Is batches.filenames supposed to be sorted?

I’m at beginning of the course, about to finish lesson 1 home work. I successfully submitted Dogs vs Cats and got to the top 50%, but I noticed that my batches.filenames are sorted:
[‘unknown\1.jpg’, ‘unknown\10.jpg’, ‘unknown\100.jpg’, ‘unknown\1000.jpg’, ‘unknown\10000.jpg’]
and not random as in Jeremy’s notebook
[‘unknown/9292.jpg’, ‘unknown/12026.jpg’, ‘unknown/9688.jpg’, ‘unknown/4392.jpg’, ‘unknown/779.jpg’].

I didn’t give it too much thought in the beginning because i got good results, but now when I’m trying to do state-farm I get really bad results which validation probabilities skewed towards c8 & c9… The only explanation I can think of is that it’s because they are last in training, the network learns to favorite them.

Is the sorting really a problem? what can I do about it?

P.s.

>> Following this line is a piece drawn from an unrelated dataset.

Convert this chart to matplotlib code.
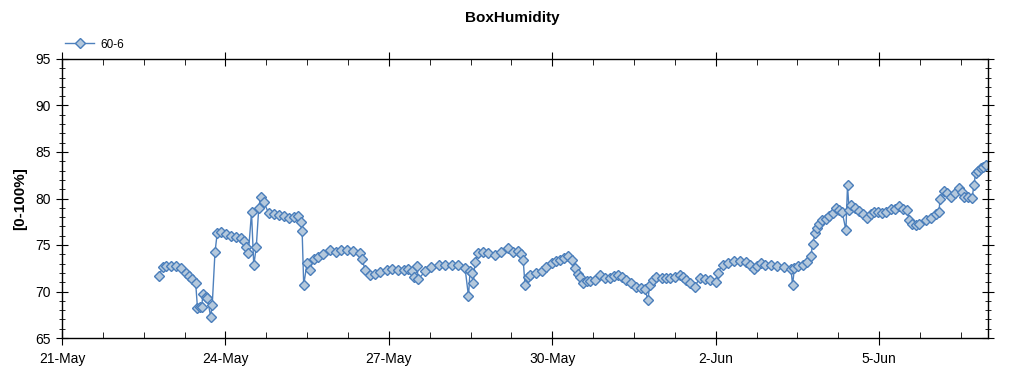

I know that there is a course notebook for state-farm but I’m trying to do this myself first

1 Like

You should turn on shuffling for your data generators for training, especially if there are groupings in the data when it is sorted.

How do I do that? It seems that get_batches has shuffle=True by default.
Is there any other shuffle option?